Wenn wir uns für eine nationale Lösung entscheiden, gibt es ein Gesetzgebungsverfahren. Dann ist die Zustimmung des Bundesrats vonnöten. Dort wird es konkret werden.

(Abg. Teßmer SPD: Wir sind nicht außen vor?)

Wenn das Ganze in ein Regelwerk gegossen werden muss, beginnt das Verfahren im Bundestag und im Bundesrat mit dessen Zustimmungspflicht.

Keine weiteren Zusatzfragen.

Ich rufe die Mündliche Anfrage unter Ziffer 2 auf:

M ü n d l i c h e A n f r a g e d e s A b g. G e r d T e ß m e r S P D – Z u k u n f t d e r F o r s t l i c h e n H a u p t s t ü t z p u n k t e

Herr Abg. Teßmer, Sie haben das Wort zur Verlesung Ihrer Mündlichen Anfrage.

Herr Präsident, meine Damen und Herren!

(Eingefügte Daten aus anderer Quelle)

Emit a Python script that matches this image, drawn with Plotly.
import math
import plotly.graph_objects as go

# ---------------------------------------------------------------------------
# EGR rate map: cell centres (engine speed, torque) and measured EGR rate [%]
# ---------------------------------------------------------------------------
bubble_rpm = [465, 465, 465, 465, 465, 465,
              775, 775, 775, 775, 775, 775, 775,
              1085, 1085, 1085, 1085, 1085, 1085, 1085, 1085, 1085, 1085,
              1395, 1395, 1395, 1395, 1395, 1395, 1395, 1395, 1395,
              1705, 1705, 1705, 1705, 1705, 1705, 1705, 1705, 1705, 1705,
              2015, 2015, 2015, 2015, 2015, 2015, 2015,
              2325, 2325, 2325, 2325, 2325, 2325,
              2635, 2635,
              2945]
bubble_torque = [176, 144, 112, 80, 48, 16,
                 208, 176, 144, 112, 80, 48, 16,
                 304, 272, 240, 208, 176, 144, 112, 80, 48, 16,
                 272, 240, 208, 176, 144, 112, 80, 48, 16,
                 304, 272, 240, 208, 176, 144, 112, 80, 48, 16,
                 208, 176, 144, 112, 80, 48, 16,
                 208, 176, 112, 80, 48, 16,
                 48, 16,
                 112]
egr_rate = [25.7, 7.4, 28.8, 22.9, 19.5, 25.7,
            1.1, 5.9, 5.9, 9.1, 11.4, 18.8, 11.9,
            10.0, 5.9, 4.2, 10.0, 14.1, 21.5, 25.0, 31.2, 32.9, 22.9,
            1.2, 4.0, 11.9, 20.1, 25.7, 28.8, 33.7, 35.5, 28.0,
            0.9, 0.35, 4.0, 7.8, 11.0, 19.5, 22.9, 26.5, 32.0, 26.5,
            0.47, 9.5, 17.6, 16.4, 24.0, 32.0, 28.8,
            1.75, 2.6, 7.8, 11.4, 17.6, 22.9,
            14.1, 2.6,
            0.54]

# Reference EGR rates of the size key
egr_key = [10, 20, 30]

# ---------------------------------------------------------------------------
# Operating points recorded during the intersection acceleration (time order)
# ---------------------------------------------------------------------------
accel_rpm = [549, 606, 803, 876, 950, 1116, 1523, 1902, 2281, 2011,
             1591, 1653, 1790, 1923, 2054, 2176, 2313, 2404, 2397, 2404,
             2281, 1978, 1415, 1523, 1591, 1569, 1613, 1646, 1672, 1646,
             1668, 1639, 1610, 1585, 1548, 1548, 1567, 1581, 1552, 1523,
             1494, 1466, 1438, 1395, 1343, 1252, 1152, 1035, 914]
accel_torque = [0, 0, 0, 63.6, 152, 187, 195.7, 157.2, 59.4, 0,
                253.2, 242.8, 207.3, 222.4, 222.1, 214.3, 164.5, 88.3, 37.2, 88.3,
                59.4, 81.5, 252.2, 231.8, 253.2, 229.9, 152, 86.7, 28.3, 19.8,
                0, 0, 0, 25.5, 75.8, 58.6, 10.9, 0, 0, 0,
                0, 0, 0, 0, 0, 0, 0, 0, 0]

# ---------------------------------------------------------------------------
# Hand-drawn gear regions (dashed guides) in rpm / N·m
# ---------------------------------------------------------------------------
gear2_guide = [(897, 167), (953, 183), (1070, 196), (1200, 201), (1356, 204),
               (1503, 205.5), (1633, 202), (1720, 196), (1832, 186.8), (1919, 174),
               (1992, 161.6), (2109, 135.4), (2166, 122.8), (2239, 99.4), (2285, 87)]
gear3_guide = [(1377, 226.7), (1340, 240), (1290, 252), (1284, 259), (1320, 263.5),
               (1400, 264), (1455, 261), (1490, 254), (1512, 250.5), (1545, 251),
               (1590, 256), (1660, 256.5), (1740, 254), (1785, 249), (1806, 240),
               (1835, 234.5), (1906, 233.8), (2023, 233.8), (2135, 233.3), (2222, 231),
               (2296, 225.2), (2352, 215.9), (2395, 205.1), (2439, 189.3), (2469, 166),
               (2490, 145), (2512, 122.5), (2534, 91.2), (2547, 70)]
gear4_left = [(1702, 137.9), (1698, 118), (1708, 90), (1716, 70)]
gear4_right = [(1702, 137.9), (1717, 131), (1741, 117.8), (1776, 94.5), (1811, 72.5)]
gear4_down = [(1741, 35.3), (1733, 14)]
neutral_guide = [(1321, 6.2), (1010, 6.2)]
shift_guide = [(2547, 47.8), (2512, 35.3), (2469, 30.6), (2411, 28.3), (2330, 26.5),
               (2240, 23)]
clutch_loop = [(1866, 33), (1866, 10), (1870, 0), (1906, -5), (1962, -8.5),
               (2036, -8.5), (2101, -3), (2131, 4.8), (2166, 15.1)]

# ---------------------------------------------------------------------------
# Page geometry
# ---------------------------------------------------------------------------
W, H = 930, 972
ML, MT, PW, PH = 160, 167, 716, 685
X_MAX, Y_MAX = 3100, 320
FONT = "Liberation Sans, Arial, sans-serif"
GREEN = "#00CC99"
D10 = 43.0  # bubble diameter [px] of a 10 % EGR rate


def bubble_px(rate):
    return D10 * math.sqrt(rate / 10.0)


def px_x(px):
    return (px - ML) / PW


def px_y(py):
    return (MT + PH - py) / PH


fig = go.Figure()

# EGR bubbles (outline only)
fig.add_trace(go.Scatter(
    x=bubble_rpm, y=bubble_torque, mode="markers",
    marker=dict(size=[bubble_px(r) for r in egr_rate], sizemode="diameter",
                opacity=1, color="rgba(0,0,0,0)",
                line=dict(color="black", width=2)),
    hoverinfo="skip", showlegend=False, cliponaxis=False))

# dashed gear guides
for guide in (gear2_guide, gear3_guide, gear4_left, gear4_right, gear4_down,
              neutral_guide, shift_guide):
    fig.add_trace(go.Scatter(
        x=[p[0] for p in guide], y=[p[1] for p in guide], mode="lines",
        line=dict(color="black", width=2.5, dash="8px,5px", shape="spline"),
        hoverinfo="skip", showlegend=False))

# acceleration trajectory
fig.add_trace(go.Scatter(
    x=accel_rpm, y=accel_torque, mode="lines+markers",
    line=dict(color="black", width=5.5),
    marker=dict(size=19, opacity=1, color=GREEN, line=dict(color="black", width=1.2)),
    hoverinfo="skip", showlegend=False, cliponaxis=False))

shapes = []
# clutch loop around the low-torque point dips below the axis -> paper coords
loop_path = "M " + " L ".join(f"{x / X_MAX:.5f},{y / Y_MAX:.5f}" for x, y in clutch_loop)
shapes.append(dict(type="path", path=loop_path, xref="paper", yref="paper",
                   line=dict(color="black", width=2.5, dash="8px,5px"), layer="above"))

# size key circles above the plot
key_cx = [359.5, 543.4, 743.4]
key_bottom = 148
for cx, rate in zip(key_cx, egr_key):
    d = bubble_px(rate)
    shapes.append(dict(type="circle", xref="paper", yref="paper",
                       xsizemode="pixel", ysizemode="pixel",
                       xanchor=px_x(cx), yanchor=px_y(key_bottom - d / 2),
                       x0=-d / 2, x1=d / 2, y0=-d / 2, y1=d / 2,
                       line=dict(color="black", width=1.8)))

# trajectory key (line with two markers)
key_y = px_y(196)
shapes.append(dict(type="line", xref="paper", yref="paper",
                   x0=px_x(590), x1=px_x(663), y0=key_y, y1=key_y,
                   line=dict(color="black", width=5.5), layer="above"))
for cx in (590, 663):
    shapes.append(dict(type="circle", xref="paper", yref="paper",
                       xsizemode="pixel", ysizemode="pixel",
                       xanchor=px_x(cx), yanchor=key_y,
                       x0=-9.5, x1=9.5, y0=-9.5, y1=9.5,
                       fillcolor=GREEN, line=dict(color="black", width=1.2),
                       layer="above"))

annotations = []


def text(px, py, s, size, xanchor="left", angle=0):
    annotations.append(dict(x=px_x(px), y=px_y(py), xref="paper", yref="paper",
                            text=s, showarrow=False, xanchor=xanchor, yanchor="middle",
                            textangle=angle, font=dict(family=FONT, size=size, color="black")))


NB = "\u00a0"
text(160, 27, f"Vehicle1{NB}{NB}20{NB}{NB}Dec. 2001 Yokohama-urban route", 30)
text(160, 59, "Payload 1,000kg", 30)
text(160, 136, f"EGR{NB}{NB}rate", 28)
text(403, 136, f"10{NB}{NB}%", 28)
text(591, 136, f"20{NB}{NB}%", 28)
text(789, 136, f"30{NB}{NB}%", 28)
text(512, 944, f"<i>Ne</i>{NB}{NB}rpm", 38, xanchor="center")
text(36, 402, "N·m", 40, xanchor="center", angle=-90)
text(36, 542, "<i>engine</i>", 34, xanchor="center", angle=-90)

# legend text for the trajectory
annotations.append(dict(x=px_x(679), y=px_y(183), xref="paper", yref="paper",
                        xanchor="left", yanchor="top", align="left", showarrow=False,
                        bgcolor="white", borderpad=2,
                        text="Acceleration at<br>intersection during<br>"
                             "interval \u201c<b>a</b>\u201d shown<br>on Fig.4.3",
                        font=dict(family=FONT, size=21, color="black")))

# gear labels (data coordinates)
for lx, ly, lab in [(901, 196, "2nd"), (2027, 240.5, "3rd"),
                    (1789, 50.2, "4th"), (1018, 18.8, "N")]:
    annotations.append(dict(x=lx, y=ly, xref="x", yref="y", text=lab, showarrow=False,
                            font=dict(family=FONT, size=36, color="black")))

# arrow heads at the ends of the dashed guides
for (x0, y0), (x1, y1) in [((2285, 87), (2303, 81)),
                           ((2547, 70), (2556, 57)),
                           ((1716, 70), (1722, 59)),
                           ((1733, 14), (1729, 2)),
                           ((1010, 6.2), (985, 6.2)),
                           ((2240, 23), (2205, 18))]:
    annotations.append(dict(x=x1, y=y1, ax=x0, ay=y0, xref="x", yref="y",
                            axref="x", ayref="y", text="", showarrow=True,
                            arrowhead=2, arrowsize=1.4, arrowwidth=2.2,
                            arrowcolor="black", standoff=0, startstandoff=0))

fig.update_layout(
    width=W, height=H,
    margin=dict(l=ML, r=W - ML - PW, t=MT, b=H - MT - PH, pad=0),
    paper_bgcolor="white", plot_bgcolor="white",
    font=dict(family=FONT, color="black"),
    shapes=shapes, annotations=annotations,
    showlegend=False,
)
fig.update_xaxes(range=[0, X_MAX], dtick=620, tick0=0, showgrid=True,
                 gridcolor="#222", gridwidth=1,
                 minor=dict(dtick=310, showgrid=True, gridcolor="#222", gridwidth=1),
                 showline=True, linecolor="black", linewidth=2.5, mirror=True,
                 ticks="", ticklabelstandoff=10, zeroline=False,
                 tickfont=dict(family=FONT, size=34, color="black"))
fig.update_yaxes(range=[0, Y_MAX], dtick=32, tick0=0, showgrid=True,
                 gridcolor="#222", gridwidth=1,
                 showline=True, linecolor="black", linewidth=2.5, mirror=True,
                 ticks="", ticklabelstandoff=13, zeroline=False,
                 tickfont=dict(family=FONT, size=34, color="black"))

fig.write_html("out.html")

Ich frage die Landesregierung:

a) Sind die sieben überregional wirkenden Forstlichen Hauptstützpunkte aufgrund ihres Aus- und Weiterbildungsangebots weit über Kreisgrenzen hinweg als eigenständige Einheiten anzusehen?

b) Ist vorgesehen, die sieben über ganz Baden-Württemberg verteilten Forstlichen Hauptstützpunkte den jeweils zuständigen Regierungspräsidien zu unterstellen?

Herr Minister Stächele, Sie erhalten das Wort zur Beantwortung der Anfrage.

Zur ersten Frage: Die Forstlichen Hauptstützpunkte sind natürlich Teil der Revierorganisation und damit Teil der Dienststelle Forstamt. Sie sind keine eigenständigen Organisationseinheiten. Das Ministerium beabsichtigt, in Zusammenarbeit mit den kommunalen Landesverbänden eine Konzeption für ein künftiges, Landkreisgrenzen übergreifendes Aus- und Fortbildungsangebot zu erarbeiten.

Zu b: Im Zuge der Übertragung der Aufgaben der bisherigen Staatlichen Forstämter auf die Stadt- und Landkreise ist eine Eingliederung der Forstlichen Hauptstützpunkte in die jeweiligen Sitzlandkreise vorgesehen.